EleutherAI Releases Massive Open-Source AI Training Dataset
EleutherAI, a leading AI research organization, has unveiled the "Common Pile v0.1," an 8-terabyte dataset of licensed and public domain text. This massive dataset aims to provide a transparent and legally sound resource for training AI models.
Developed over two years in collaboration with AI startups like Poolside and Hugging Face, along with academic institutions, the Common Pile v0.1 addresses growing copyright concerns in AI training. EleutherAI argues that existing lawsuits against AI companies using copyrighted data have hindered transparency and research progress.
Copyright lawsuits have not meaningfully changed data sourcing practices, but they have drastically decreased transparency from companies. This makes it harder to understand how models work and identify potential flaws.
This quote comes from Stella Biderman, EleutherAI's executive director, in a blog post. She highlights how these lawsuits have hampered research in data-centric AI areas.
The Common Pile: A Legally Sound Alternative
The Common Pile v0.1 draws from sources like 300,000 public domain books from the Library of Congress and the Internet Archive.
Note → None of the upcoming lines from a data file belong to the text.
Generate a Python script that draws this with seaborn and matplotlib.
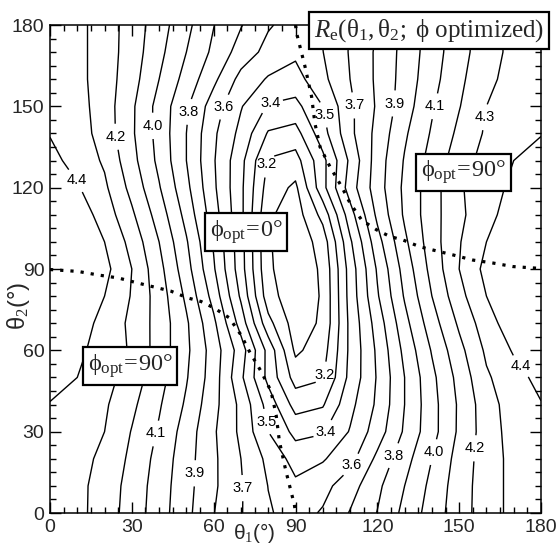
import numpy as np
import matplotlib
matplotlib.use("Agg")
import matplotlib.pyplot as plt
import seaborn as sns
from matplotlib.ticker import MultipleLocator

# ---- data (R_e on a 10 deg grid) ----
theta1 = [0, 10, 20, 30, 40, 50, 60, 70, 80, 90, 100, 110, 120, 130, 140, 150, 160, 170, 180]
theta2 = [0, 10, 20, 30, 40, 50, 60, 70, 80, 90, 100, 110, 120, 130, 140, 150, 160, 170, 180]

r0 = [4.37, 4.33, 4.25, 4.157, 4.045, 3.927, 3.803, 3.706, 3.61, 3.56, 3.61, 3.706, 3.803, 3.927, 4.045, 4.157, 4.25, 4.33, 4.37]
r10 = [4.37, 4.33, 4.254, 4.164, 4.051, 3.934, 3.817, 3.708, 3.598, 3.52, 3.568, 3.657, 3.778, 3.90, 4.027, 4.153, 4.25, 4.33, 4.37]
r20 = [4.37, 4.34, 4.273, 4.178, 4.065, 3.94, 3.818, 3.70, 3.575, 3.46, 3.49, 3.567, 3.723, 3.862, 4.0, 4.14, 4.25, 4.33, 4.37]
r30 = [4.385, 4.36, 4.30, 4.195, 4.088, 3.954, 3.813, 3.679, 3.50, 3.37, 3.39, 3.507, 3.65, 3.814, 3.964, 4.117, 4.25, 4.34, 4.375]
r40 = [4.395, 4.362, 4.314, 4.222, 4.111, 3.985, 3.831, 3.675, 3.46, 3.26, 3.29, 3.471, 3.618, 3.80, 3.964, 4.115, 4.256, 4.35, 4.395]
r50 = [4.44, 4.40, 4.338, 4.253, 4.138, 4.008, 3.85, 3.62, 3.37, 3.16, 3.19, 3.43, 3.609, 3.80, 3.975, 4.133, 4.286, 4.364, 4.43]
r60 = [4.47, 4.42, 4.361, 4.287, 4.156, 4.021, 3.855, 3.65, 3.367, 3.08, 3.155, 3.422, 3.618, 3.827, 4.008, 4.169, 4.318, 4.41, 4.47]
r70 = [4.52, 4.45, 4.367, 4.278, 4.16, 4.015, 3.822, 3.557, 3.233, 3.05, 3.116, 3.425, 3.644, 3.867, 4.055, 4.217, 4.356, 4.46, 4.52]
r80 = [4.55, 4.49, 4.40, 4.293, 4.154, 3.98, 3.762, 3.483, 3.143, 3.03, 3.111, 3.438, 3.689, 3.91, 4.10, 4.267, 4.40, 4.49, 4.55]
r90 = [4.57, 4.51, 4.43, 4.30, 4.133, 3.94, 3.712, 3.443, 3.117, 3.03, 3.117, 3.443, 3.712, 3.94, 4.133, 4.30, 4.43, 4.51, 4.57]
r100 = [4.55, 4.49, 4.40, 4.267, 4.10, 3.91, 3.689, 3.438, 3.111, 3.03, 3.143, 3.483, 3.762, 3.98, 4.154, 4.293, 4.40, 4.49, 4.55]
r110 = [4.52, 4.46, 4.356, 4.217, 4.055, 3.867, 3.644, 3.425, 3.116, 3.05, 3.233, 3.557, 3.822, 4.015, 4.16, 4.278, 4.367, 4.45, 4.52]
r120 = [4.47, 4.41, 4.318, 4.169, 4.008, 3.827, 3.618, 3.422, 3.155, 3.08, 3.367, 3.65, 3.855, 4.021, 4.156, 4.287, 4.361, 4.42, 4.47]
r130 = [4.43, 4.364, 4.286, 4.133, 3.975, 3.80, 3.609, 3.43, 3.19, 3.16, 3.37, 3.62, 3.85, 4.008, 4.138, 4.253, 4.338, 4.40, 4.44]
r140 = [4.395, 4.35, 4.256, 4.115, 3.964, 3.80, 3.618, 3.471, 3.29, 3.26, 3.46, 3.675, 3.831, 3.985, 4.111, 4.222, 4.314, 4.362, 4.395]
r150 = [4.375, 4.34, 4.25, 4.117, 3.964, 3.814, 3.65, 3.507, 3.39, 3.37, 3.50, 3.679, 3.813, 3.954, 4.088, 4.195, 4.30, 4.36, 4.385]
r160 = [4.37, 4.33, 4.25, 4.14, 4.0, 3.862, 3.723, 3.567, 3.49, 3.46, 3.575, 3.70, 3.818, 3.94, 4.065, 4.178, 4.273, 4.34, 4.37]
r170 = [4.37, 4.33, 4.25, 4.153, 4.027, 3.90, 3.778, 3.657, 3.568, 3.52, 3.598, 3.708, 3.817, 3.934, 4.051, 4.164, 4.254, 4.33, 4.37]
r180 = [4.37, 4.33, 4.25, 4.157, 4.045, 3.927, 3.803, 3.706, 3.61, 3.56, 3.61, 3.706, 3.803, 3.927, 4.045, 4.157, 4.25, 4.33, 4.37]

levels = [3.1, 3.2, 3.3, 3.4, 3.5, 3.6, 3.7, 3.8, 3.9, 4.0, 4.1, 4.2, 4.3, 4.4]

# phi_opt switching line (two branches)
upper_t1 = [90, 90.4, 93.5, 95.9, 97.1, 99, 102.6, 106.9, 110, 114.3, 119.8, 124.6, 129.4, 135.6, 140.4, 147.7, 155, 162.4, 169.7, 177, 180]
upper_t2 = [180, 177, 164.6, 153.6, 143.8, 135, 127.8, 120.4, 114.3, 108, 104.4, 102, 100.7, 98.2, 97, 95.2, 93.3, 92.2, 90.9, 90.4, 90.2]
lower_t1 = [0, 3, 10.3, 17.6, 25, 32.3, 39.6, 44.4, 50.6, 55.4, 60.2, 65.7, 70, 73.1, 77.4, 81, 82.9, 84.1, 86.5, 89.6, 90]
lower_t2 = [89.8, 89.6, 89.1, 87.8, 86.7, 84.8, 83, 81.8, 79.3, 78, 75.6, 72, 65.7, 59.6, 52.2, 45, 36.2, 26.4, 15.4, 3, 0]

# where the contour labels sit
label_pos = [(9.8, 122.8), (24.4, 138.8), (37.3, 142.8), (51, 148), (62.9, 150), (80.6, 151.6), (80.6, 128.4),
             (100.8, 147), (112.4, 150.5), (127, 151), (141.7, 149.9), (160.6, 145.8),
             (37.9, 29.5), (51.3, 14.7), (68.4, 9.2), (78.5, 33.5),
             (100.8, 51), (102.3, 28.8), (112.4, 16.6), (128.3, 20.3), (140.4, 22.5), (154, 24), (170.5, 52.7)]

sns.set_style("ticks")
plt.rcParams['font.family'] = ['Liberation Sans', 'DejaVu Sans']
plt.rcParams['mathtext.fontset'] = 'custom'
plt.rcParams['mathtext.rm'] = 'Liberation Serif'
plt.rcParams['mathtext.it'] = 'Liberation Serif:italic'
plt.rcParams['mathtext.sf'] = 'Liberation Sans'

Z = np.array([r0, r10, r20, r30, r40, r50, r60, r70, r80, r90,
              r100, r110, r120, r130, r140, r150, r160, r170, r180])

fig = plt.figure(figsize=(5.57, 5.46), dpi=100)
ax = fig.add_axes([50 / 557, 33 / 546, 491 / 557, 488 / 546])

cs = ax.contour(theta1, theta2, Z, levels=levels, colors='k', linewidths=1.0)
txts = ax.clabel(cs, manual=label_pos, fmt='%.1f', fontsize=10.5, inline=True, inline_spacing=3)
for t in txts:
    t.set_rotation(0)

sns.lineplot(x=upper_t1, y=upper_t2, sort=False, estimator=None, color='k', lw=2.3,
             linestyle=(0, (1, 2.2)), ax=ax)
sns.lineplot(x=lower_t1, y=lower_t2, sort=False, estimator=None, color='k', lw=2.3,
             linestyle=(0, (1, 2.2)), ax=ax)

ax.set_xlim(0, 180)
ax.set_ylim(0, 180)
ax.xaxis.set_major_locator(MultipleLocator(30))
ax.yaxis.set_major_locator(MultipleLocator(30))
ax.xaxis.set_minor_locator(MultipleLocator(5))
ax.yaxis.set_minor_locator(MultipleLocator(5))
ax.tick_params(which='both', direction='in', top=True, right=True, width=1.0, color='k')
ax.tick_params(which='major', length=8, labelsize=14, pad=4)
ax.tick_params(which='minor', length=4.5)
for s in ax.spines.values():
    s.set_linewidth(1.1)
    s.set_color('k')

box = dict(boxstyle='square,pad=0.2', fc='white', ec='k', lw=1.6)
ax.text(71.8, 103.6, r'$\mathrm{\phi}_{\mathrm{opt}}\!=\!0\degree$', fontsize=17.5, ha='center', va='center', bbox=box)
ax.text(151.6, 125.6, r'$\mathrm{\phi}_{\mathrm{opt}}\!=\!90\degree$', fontsize=17.5, ha='center', va='center', bbox=box)
ax.text(29.3, 54.2, r'$\mathrm{\phi}_{\mathrm{opt}}\!=\!90\degree$', fontsize=17.5, ha='center', va='center', bbox=box)
ax.text(0.771, 0.988, r'$R_{\mathrm{e}}(\mathrm{\theta}_1,\mathrm{\theta}_2;\ \mathrm{\phi\ optimized})$',
        transform=ax.transAxes, fontsize=18, ha='center', va='center', bbox=box, clip_on=False)

fig.text(254 / 557, 1 / 546, r'$\mathsf{\theta}_1\mathsf{(\degree)}$', fontsize=15, ha='center', va='bottom')
fig.text(18 / 557, 1 - 306 / 546, r'$\mathsf{\theta}_2\mathsf{(\degree)}$', fontsize=17, ha='center', va='center',
         rotation=90)

fig.savefig('out.png', dpi=100)
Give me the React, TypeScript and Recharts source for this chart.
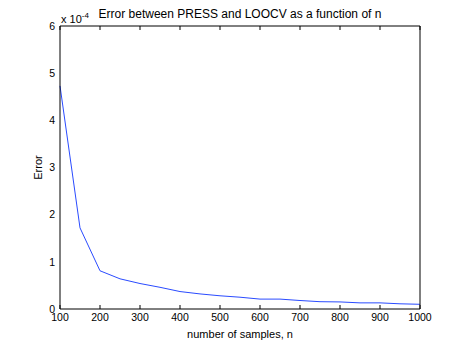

It also uses OpenAI's open-source Whisper model for audio transcription. The dataset was created in consultation with legal experts to ensure compliance.
EleutherAI has already used the Common Pile v0.1 to train two new 7-billion parameter AI models: Comma v0.1-1T and Comma v0.1-2T. These models reportedly perform comparably to models trained on unlicensed data, demonstrating the dataset's effectiveness.
Benchmark tests show Comma models rivaling Meta's first Llama AI model in coding, image understanding, and math. This suggests that carefully curated, licensed data can produce competitive AI models.
Promoting Openness and Transparency in AI
EleutherAI believes that relying on unlicensed text for AI training is unjustified. They expect the quality of models trained on open-source data to improve as more licensed data becomes available.
The Common Pile v0.1 is available for download from Hugging Face and GitHub. EleutherAI is committed to releasing open datasets more frequently in the future, fostering greater transparency and collaboration in AI research.
This release is a significant step towards addressing ethical and legal challenges in AI development. It provides researchers with a valuable resource for building robust and responsible AI models.